I. - The draft offer shall be filed by one or more investment services providers authorised to act as underwriter(s) and acting on behalf of the offeror(s).

The filing is made by means of a letter addressed to the AMF guaranteeing the tenor and irrevocable nature of the commitments made by the offeror. This letter must be signed by at least one of the sponsoring institutions.

II. - This letter shall stipulate:

  1. The aims and intentions of the offeror;

  2. The number and type of securities of the target company that the offeror already holds, alone or in concert, or may hold on its own initiative, as well as the date and terms on which such holdings were acquired in the last twelve months or may be acquired in the future;

  3. The price or exchange ratio at which the offeror proposes to acquire the target securities, the basis on which such price or ratio was determined, and the proposed conditions of payment or exchange;

  4. If applicable, the conditions required pursuant to Articles 231-9 II to 231-12;

    4. bis If the withdrawal threshold referred to in 1° of Article 231-9 I is applicable to the offer, the number of shares and voting rights represented by this threshold on the date when the offer was filed and, where appropriate, the reasons for which the offeror has applied to the AMF for application of 2° of Article 231-9 I;

  5. The specific procedures by which the financial instruments of the target company will be acquired and, where applicable, the identity of the investment services provider appointed to acquire them on behalf of the offeror.

  6. In the cases provided for in Article L. 2312-47 of the Labour Code, if the procedure to inform and consult the economic and social committee of the target company, referred to in Article L. 2312-46 of the Labour Code began to the announcement of the offer.

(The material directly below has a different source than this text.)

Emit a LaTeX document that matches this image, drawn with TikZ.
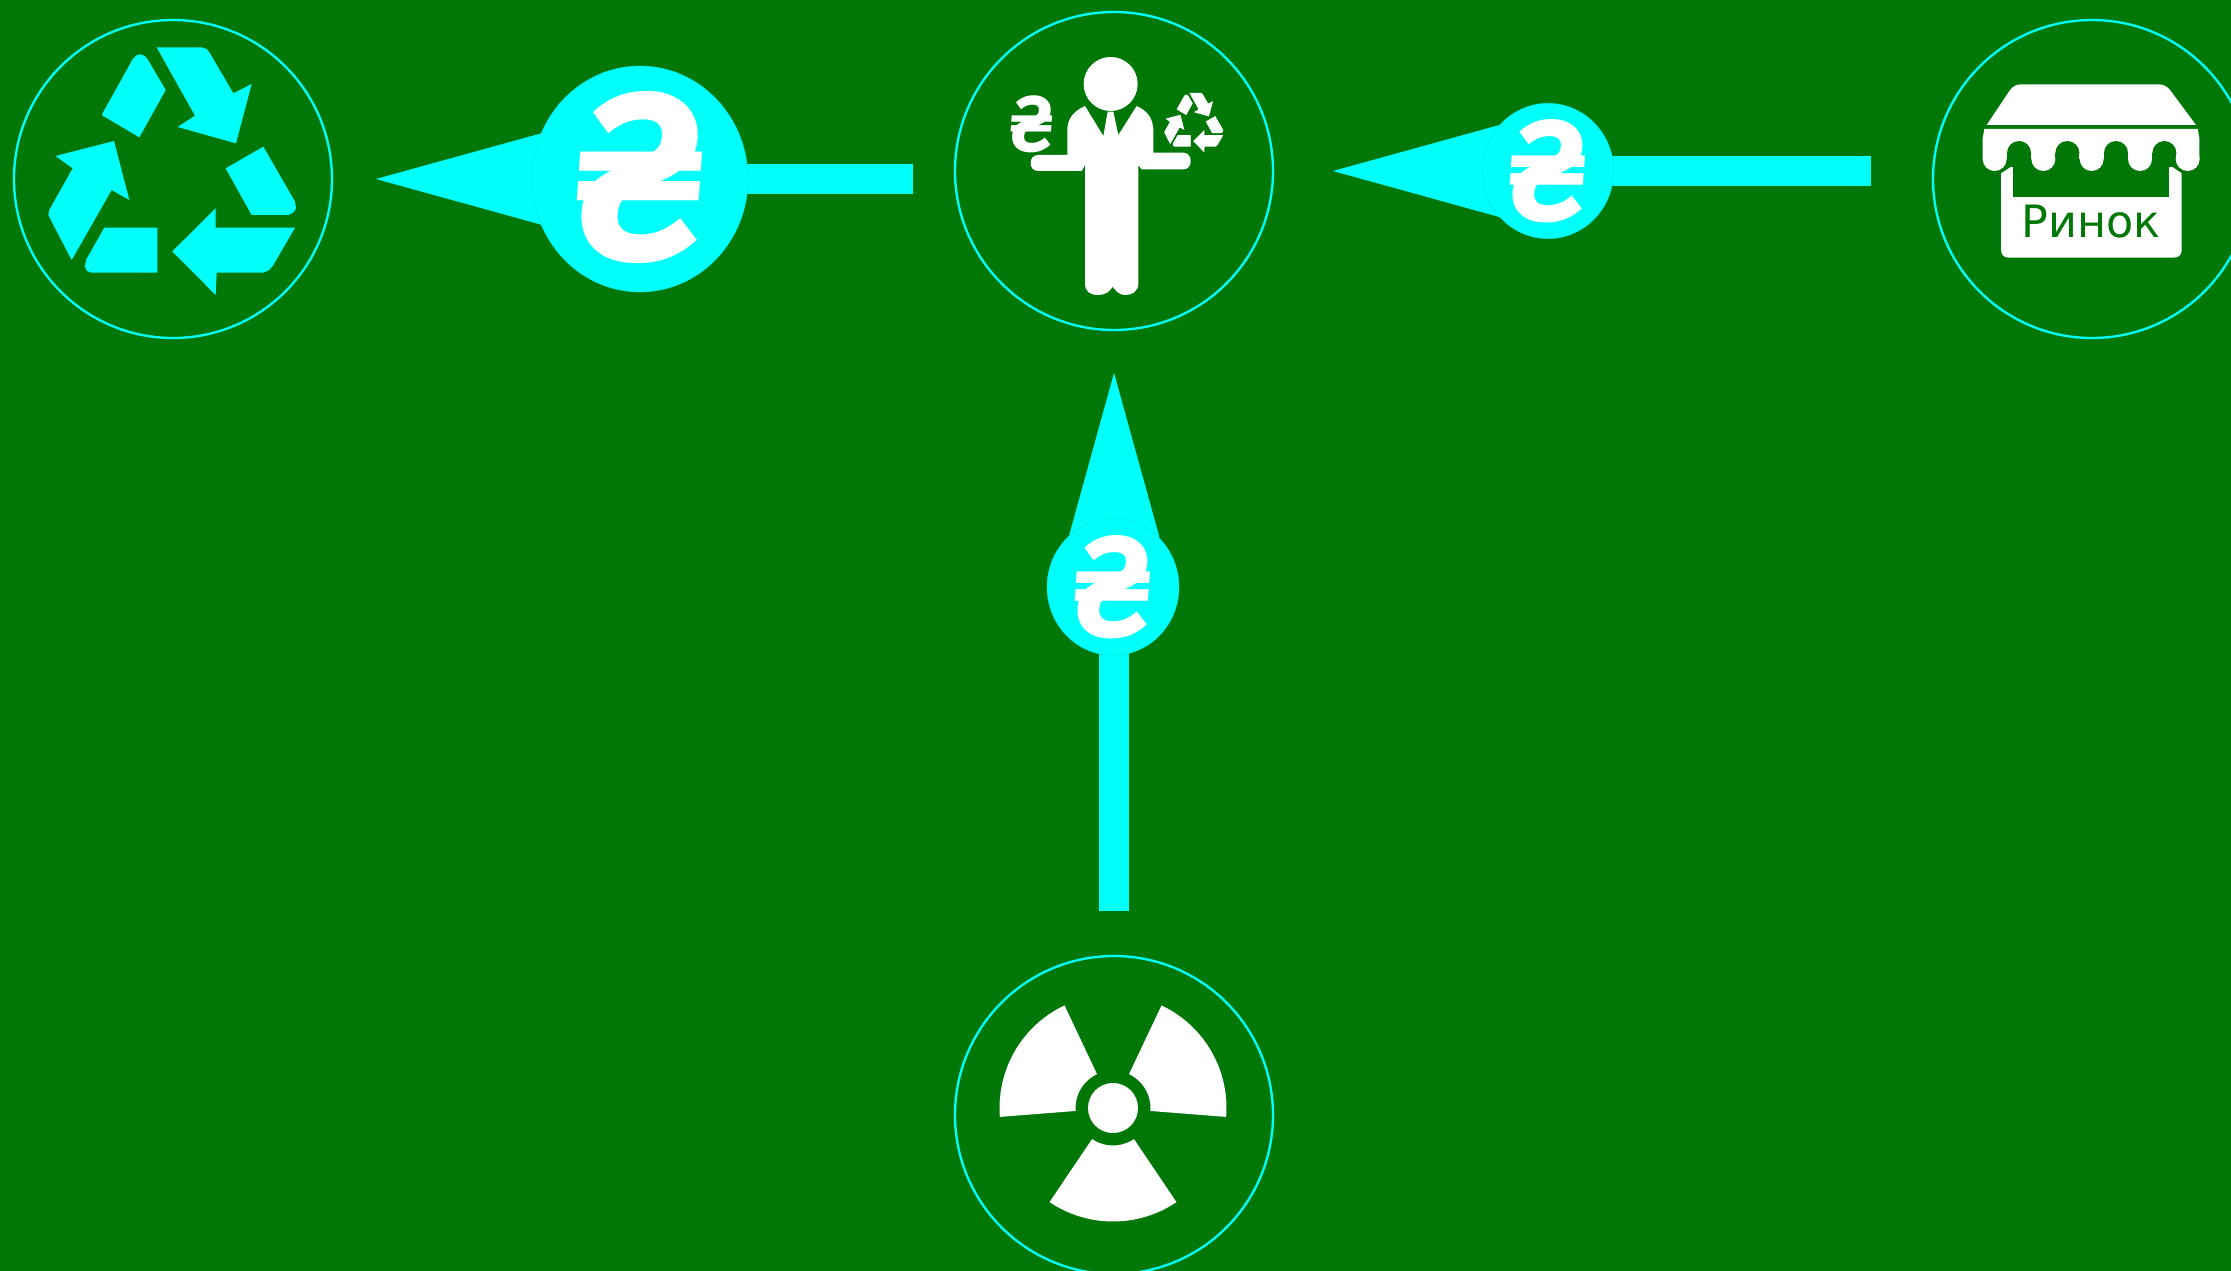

III. - The letter shall be accompanied by:

  1. The draft offer document drawn up by the offeror, on its own or jointly with the target company. In the cases provided for in Article 261-1, the offeror's draft offer document may not be prepared jointly with the target company, except in the event of a squeeze-out;

  2. Copies of any prior notices given to other bodies empowered to authorise the proposed transaction.

IV. - In the case provided for in Part III of Article L. 433-3 of the Monetary and Financial Code, the letter shall also be accompanied by:

  1. The filed offer document or a draft of the offer document that will be filed;

  2. Any other document constituting a binding commitment proving that an irrevocable and fair draft offer has been or will be filed for all the equity securities and securities giving access to the capital or voting rights of the company of which more than 30% of the shares or voting rights is held, where such holding constitutes an essential part of the target company's assets.

V. - In all cases, an electronic version of the draft offer document must be sent to the AMF for posting on its website.